Tunning exits without executing all trials

Despite setting num_samples to 5 hyperparameter search exits only after 2 trials. If I increase num_samples to say 50, it exits after around 30.

Could someone please explain the behaviour?

I’m using PopulationBasedTraining scheduler and EarlyStopping as:
If I understand EarlyStopping correctly, then it should prevent individual trials from executing all epochs, rather than stop executing the entire experiment.

scheduler = tune.schedulers.PopulationBasedTraining(
        time_attr='time_total_s',
        perturbation_interval=600.0,
        hyperparam_mutations=hyper_config)

analysis = tune.run(
        train,
        metric=hyper_metric,
        mode=hyper_mode,
        verbose=1,
        config=hyper_config,
        resources_per_trial={
            "cpu": 2,
            "gpu": 1},
        num_samples=5,
        stop=tune.stopper.EarlyStopping('epoch_dev_loss', top=10, mode='min', patience=4),
        scheduler=scheduler,
        keep_checkpoints_num=1,
        fail_fast=True)

Hi @false,

EarlyStopping is a (deprecated) alias for ExperimentPlateauStopper. This should be evident in the warning that you should see when running the experiment:

“The EarlyStopping stopper has been renamed to ExperimentPlateauStopper. The reference will be removed in a future version of Ray. Please use ExperimentPlateauStopper instead.”

And as you can see in the documentation, it does indeed stop the entire experiment when the metrics stop improving.
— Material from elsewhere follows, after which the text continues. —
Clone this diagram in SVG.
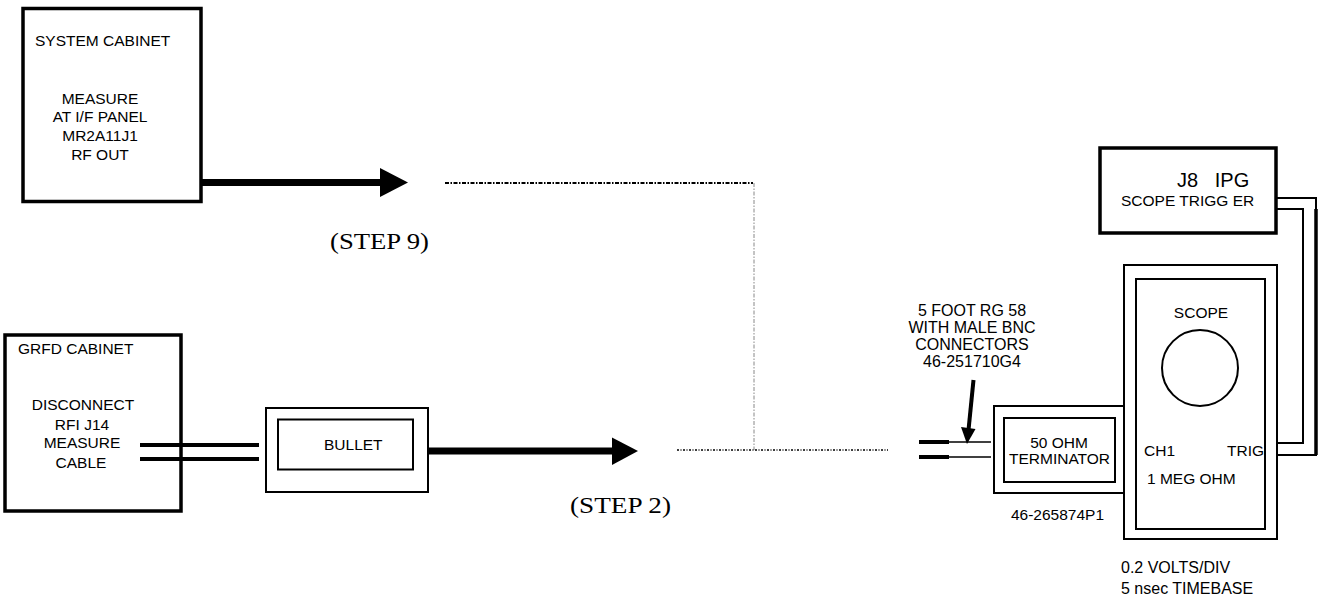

What you’re looking for is probably the TrialPlateauStopper, or alternatively using the ASHAScheduler (instead of population based training).

Please note that you should think about if this is really the right thing to do in your case. In population based training, bad performing trials exploit other trials. There’s likely no benefit in early stopping, as this will just trigger new trials to start. These new trials usually perform worse than existing well performing trials (not the least because the latter ones trained for longer) and will end up exploiting these well performing trials anyway.

Thank you for the explanation @kai. ExperimentPlateauStopper is definitely what I want.

There’s likely no benefit in early stopping, as this will just trigger new trials to start

Could you please elaborate on this (with respect ot TrialPlateauStopper)?

As far as I understand, this is desirable behaviour, since running a trial that has hit a plateau for more epochs is unlikely to result in better performance. Therefore, I’m struggling to understand why would running a trial with the same hyperparameters for more epochs produce any benefit for PBT since if I stop it earlier PBT already has the information on how the given hparams will perform and the scheduler can perform the same actions as it would after the full number of epochs.

So my explanation in the last post actually approaches this problem from the wrong side, i.e. when early stopping bad performing trials. But you’re early stopping well performing trials, which makes much more sense.

Still, you could run into problems here because terminated trials cannot be exploited by other trials anymore. It may be that your best performing trial plateaued, but more improvement would be possible if it you continued to train it with different hyperparameters.

It may be that your best performing trial plateaued, but more improvement would be possible if it you continued to train it with different hyperparameters.

Here lies my confusion. I thought that a single trial corresponds to a single set of hyperparameter values, as it would make little sense to change e.g. optimizer’s configs between epochs?

Well this is exactly what PopulationBasedTraining does: It changes hyperparameters during the course of the run. Thus you end up with a hyperparameter schedule instead of a single configuration.

This blog post by Deepmind explains PBT pretty well: Population based training of neural networks | DeepMind

1 Like

Thank you for the link, I’ll make sure to give it a read.

On a side note, would you have any idea why a parameter value passed to my experiment could be outside of the specified distribution?

In configs I’ve specified beta1 (i.e. the first value in Adam beta pair) to be sampled in the range [0.89, 0.99] as follows:

config = {
    "beta1": tune.uniform(0.89, 0.99),
    ...}

But the actual value in one of the trials is 1.081497759889524 (according to params.json for the trial and a pytorch error).

The directory name for the trial states beta1=0.91005,....

Yes, this is also an effect of population based training.

In a gist, per default the bottom 25% of the trials are stopped and exploit the latest checkpoint from one of the trials in the first 25%. This means they restore their latest checkpoint and copy their hyperparameters. Because it doesn’t make much sense to train two trials with the same parameters, PBT mutates these hyperparameters. This means that with a certain probability the parameters will be slightly altered.

Per vanlla PBT, mutating a hyperparameter will multiply its value with 0.8 or 1.2. In your case, 0.91005... * 1.2 ~= 1.08149.... This all will become a lot clearer once you read the blog post or the original paper.

If you strictly want to keep the parameters in bounds, either use a categorical choice, or use a custom_explore_fn that keeps the parameters in bounds (see also the docs)

1 Like

Thank you for clarifying.